Tom Cruise is back in the news with the fifth installment in his Mission: Impossible series. Last April, he made headlines for a far different reason: the documentary Going Clear alleged that the actor profited personally from the slave labor of Church of Scientology members. Many thought that Cruise’s controversial commitment to the church would be part of the media’s run-up to his movie’s premiere last weekend.
However, the issue has not come up in interviews a single time. Even Jon Stewart, who won an Orwell Award for “distinguished contribution to honesty and clarity in public language,” avoided the subject when he interviewed the actor last week.

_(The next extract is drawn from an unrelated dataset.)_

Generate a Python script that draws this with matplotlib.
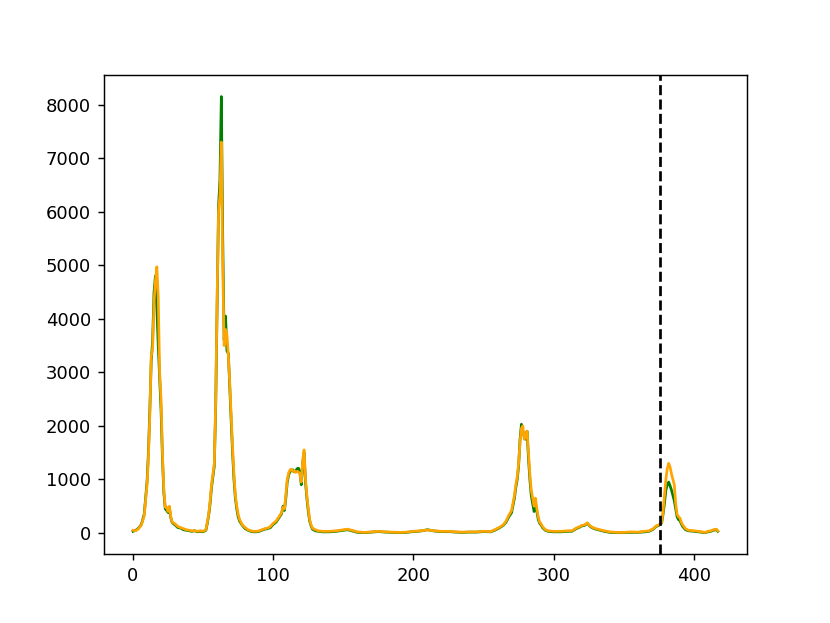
import matplotlib
matplotlib.use('Agg')
import matplotlib.pyplot as plt

# sample positions
x = [0, 2, 4, 6, 8, 10, 11, 12, 13, 14, 15, 16, 17, 18, 19, 20, 21, 22, 23, 24, 25, 26, 27, 28, 30,
     32, 34, 36, 38, 40, 42, 44, 46, 48, 50, 52, 53, 54, 55, 56, 57, 58, 59, 60, 61, 62, 63, 64, 65, 66, 67, 68, 69, 70,
     71, 72, 73, 74, 75, 76, 78, 80, 82, 84, 86, 88, 90, 92, 94, 96, 98, 100, 102, 104, 106, 107, 108, 109, 110,
     111, 112, 113, 114, 115, 116, 117, 118, 119, 120, 121, 122, 123, 124, 125, 126, 127, 128, 130, 132, 135, 140, 145, 150, 153, 156, 160,
     165, 170, 175, 180, 185, 190, 195, 200, 205, 210, 215, 220, 225, 230, 235, 240, 245, 250, 255, 258, 261, 264, 266, 268, 270,
     272, 273, 274, 275, 276, 277, 278, 279, 280, 281, 282, 283, 284, 285, 286, 287, 288, 289, 290, 291, 292, 294, 296, 300, 305,
     310, 313, 316, 318, 320, 322, 324, 326, 328, 330, 333, 336, 340, 345, 350, 355, 360, 365, 368, 371, 373, 375, 376, 377, 378,
     379, 380, 381, 382, 383, 384, 385, 386, 387, 388, 389, 390, 391, 392, 394, 396, 400, 403, 406, 408, 410, 412, 414, 416, 417]

green_vals = [30, 50, 90, 160, 350, 950, 1500, 2300, 3200, 3600, 4500, 4800, 4200, 3500, 2900, 2300, 1400, 750, 450, 420, 380, 450, 280, 190, 150,
              100, 90, 60, 50, 40, 30, 40, 20, 30, 20, 50, 180, 330, 550, 850, 1050, 1250, 2400, 4300, 6100, 6600, 8150, 5500, 3600, 4050, 3400, 3350, 2700, 2100,
              1500, 1000, 650, 450, 300, 220, 140, 80, 50, 30, 20, 20, 30, 50, 70, 80, 100, 160, 200, 280, 360, 500, 420, 650, 950,
              1080, 1150, 1160, 1180, 1140, 1150, 1200, 1210, 1150, 900, 1300, 1500, 950, 650, 400, 220, 130, 70, 40, 30, 20, 20, 30, 50, 60, 40, 10,
              5, 15, 25, 15, 10, 5, 10, 25, 35, 60, 35, 25, 25, 15, 10, 15, 15, 25, 20, 50, 90, 140, 200, 300, 380,
              650, 850, 1000, 1250, 1750, 2030, 1900, 1800, 1750, 1900, 1400, 1000, 700, 550, 400, 550, 400, 250, 180, 150, 100, 50, 30, 20, 20,
              30, 30, 80, 100, 130, 140, 180, 120, 90, 70, 50, 30, 10, 5, 5, 10, 10, 20, 30, 70, 120, 140, 160, 190, 350,
              550, 800, 900, 950, 880, 800, 700, 600, 450, 300, 250, 230, 170, 120, 60, 40, 30, 20, 10, 5, 20, 30, 50, 60, 30]

orange_vals = [50, 40, 80, 150, 320, 900, 1400, 2200, 3300, 3450, 4300, 4700, 4970, 4400, 3000, 2500, 1500, 800, 480, 480, 400, 500, 300, 200, 170,
               120, 100, 80, 60, 50, 40, 40, 30, 40, 30, 60, 200, 350, 600, 900, 1100, 1300, 2500, 4400, 6000, 6300, 7300, 5000, 3500, 3800, 3700, 3300, 2800, 2200,
               1600, 1100, 700, 500, 350, 250, 150, 100, 60, 40, 30, 30, 40, 60, 80, 90, 120, 180, 220, 300, 380, 480, 450, 700, 1000,
               1120, 1180, 1190, 1150, 1160, 1130, 1150, 1140, 1100, 950, 1350, 1550, 1000, 700, 450, 250, 150, 90, 60, 40, 30, 30, 40, 60, 70, 50, 20,
               10, 20, 30, 20, 15, 10, 15, 30, 40, 55, 40, 30, 30, 20, 15, 20, 20, 30, 25, 60, 100, 150, 220, 330, 420,
               700, 900, 1050, 1300, 1700, 1950, 2000, 1750, 1800, 1900, 1500, 1100, 800, 650, 500, 650, 450, 300, 200, 170, 120, 60, 40, 30, 30,
               40, 40, 90, 110, 140, 150, 190, 130, 100, 80, 60, 40, 20, 10, 10, 20, 15, 30, 40, 80, 130, 150, 170, 200, 400,
               700, 1000, 1200, 1300, 1230, 1100, 1000, 900, 550, 350, 300, 280, 200, 150, 80, 50, 40, 30, 20, 10, 30, 40, 60, 70, 40]

split_at = 376  # dashed marker

fig = plt.figure(figsize=(830 / 130, 623 / 130), dpi=130)
plt.plot(x, green_vals, color='green', linewidth=1.5)
plt.plot(x, orange_vals, color='orange', linewidth=1.5)
plt.axvline(x=split_at, color='black', linestyle='--', linewidth=1.5)

plt.savefig('out.png', dpi=130)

Meanwhile, a group of nuns in Hollywood are blocking singer Katy Perry‘s attempt to purchase their convent. Their property is for sale, but the nuns looked through Perry’s music videos and weren’t pleased with what they saw.
In these cases, the media doesn’t care about a performer’s personal morality, but a group of elderly nuns does. And our culture’s confusion over right and wrong continues.

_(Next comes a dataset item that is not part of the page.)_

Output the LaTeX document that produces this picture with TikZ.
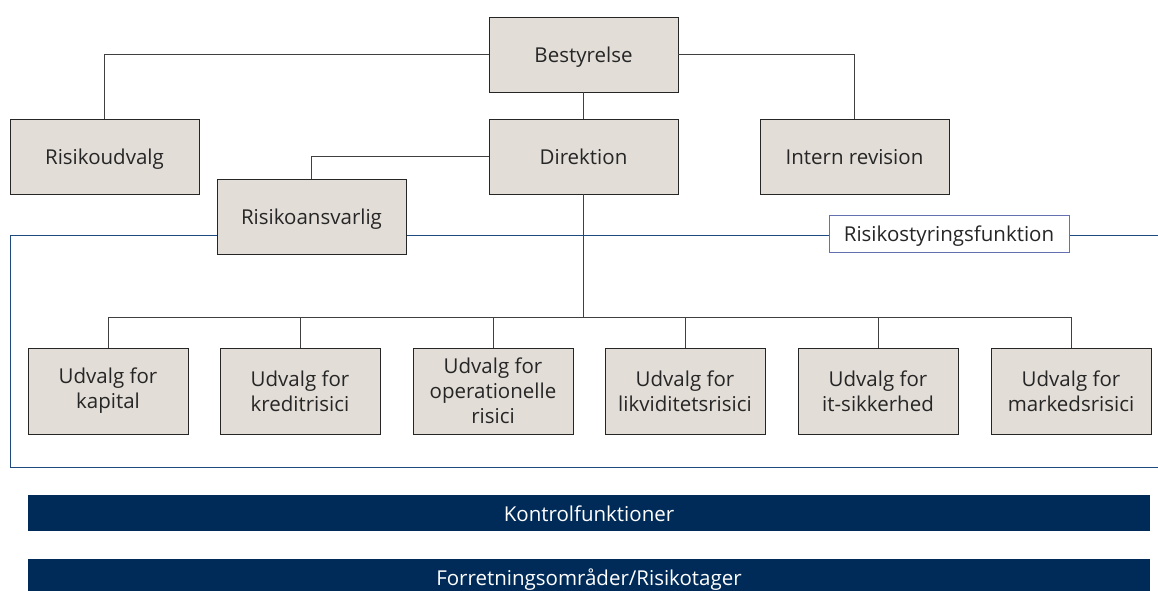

Dorothy Sayers, in her classic 1947 essay, “The Lost Tools of Learning,” observed that effective learning progresses through three stages. The first is the acquisition of information. Children learn the alphabet and numbers, name things, and collect knowledge. In the second stage, children and adolescents seek to understand what they have learned. “Why?” becomes their dominant question. In the third stage, students begin to synthesize knowledge, making it their own and applying it to life.
I wonder what Sayers would think of learning in our digital age. Educators worry that the Internet makes cheating easy, shortens attention spans, and affects our work ethic. Most significantly, they note that we don’t feel the need to learn information as we once did. So long as your smartphone is handy, the world is a few clicks away. But we cannot understand what we don’t know. And we can’t apply what we don’t understand.
As I once heard Henry Kissinger say, we have more information than ever before, but less wisdom.
The dictionary defines wisdom as “the ability to discern or judge what is true, right, or lasting.” If we cannot “judge what is true,” we are left to the vagaries of popular opinion and shifting cultural sands. From same-sex marriage to marijuana legalization to euthanasia, reality has not changed, but public perceptions have. And perception is reality, or so we’re told.
Where do you need “the ability to discern or judge what is true” today?
First, value wisdom: “By wisdom a house is built, and by understanding it is established” (Proverbs 24:3). Second, spend time with wise people: “Listen to advice and accept instruction, that you may gain wisdom in the future” (Proverbs 19:20). Most of all, turn to your Lord: “If any of you lacks wisdom, let him ask God, who gives generously to all without reproach, and it will be given him” (James 1:5).
Seven different groups in the New Testament called Jesus “rabbi.” But not all who called him their rabbi obeyed what he taught. He understood the reason: “If anyone loves me, he will keep my word. . . . Whoever does not love me does not keep my words” (John 14:23,24).
Would Jesus say that you love him today?